A condenser is the outdoor unit to the system that works together with the compressor. In the cooling process, the compressor pressurizes refrigerant into a hot liquid which cools as it passes through the coils. It leaves the condenser as mist, then turns to gas which gets cooled by the evaporator coil and is blown out by the fan into the ducted areas of your home.
A condenser is rated in terms of “seasonal energy efficiency” or SEER. On most air conditioning units you’ll see a yellow sticker labeled “Energy Guide” that displays the SEER rating. The ratings range from 8.0 to 23. The higher the SEER rating, the more energy efficient the unit is. If the label isn’t there, an air conditioner’s SEER rating is also listed near the top of the unit’s manufacturer label, where the model and serial number are listed. Look for the beginning digits of the model number. For example, a model number that begins with 13AC means the air conditioner has a SEER rating of 13.

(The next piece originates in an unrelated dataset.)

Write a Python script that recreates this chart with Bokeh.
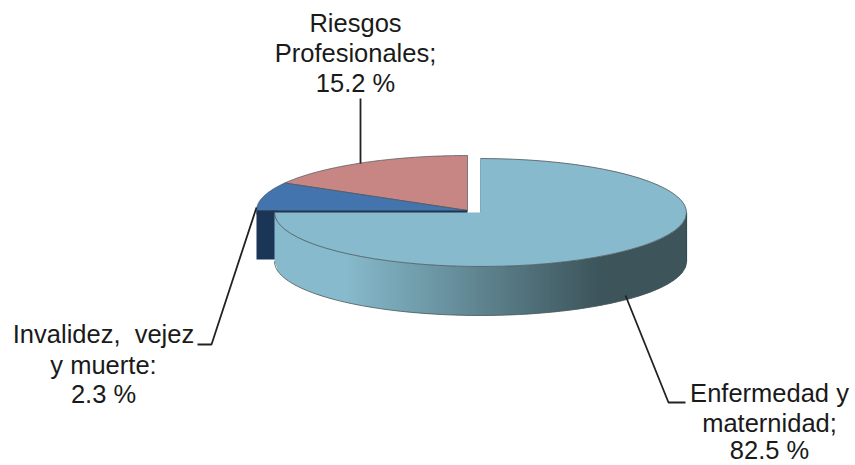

What to do when your outdoor unit stops working:
The most common reason why your unit stops working are compressor and coil failures. Both are extremely expensive to repair. Compressor failure is, by far, the most expensive component to repair. The compressor is the engine or heart of the system. The actual cost of the replacement compressor and the labor to install will often exceed the cost of a brand new air conditioning unit on most residential units.
Fan motors and capacitor issues are other causes of condenser unit failures.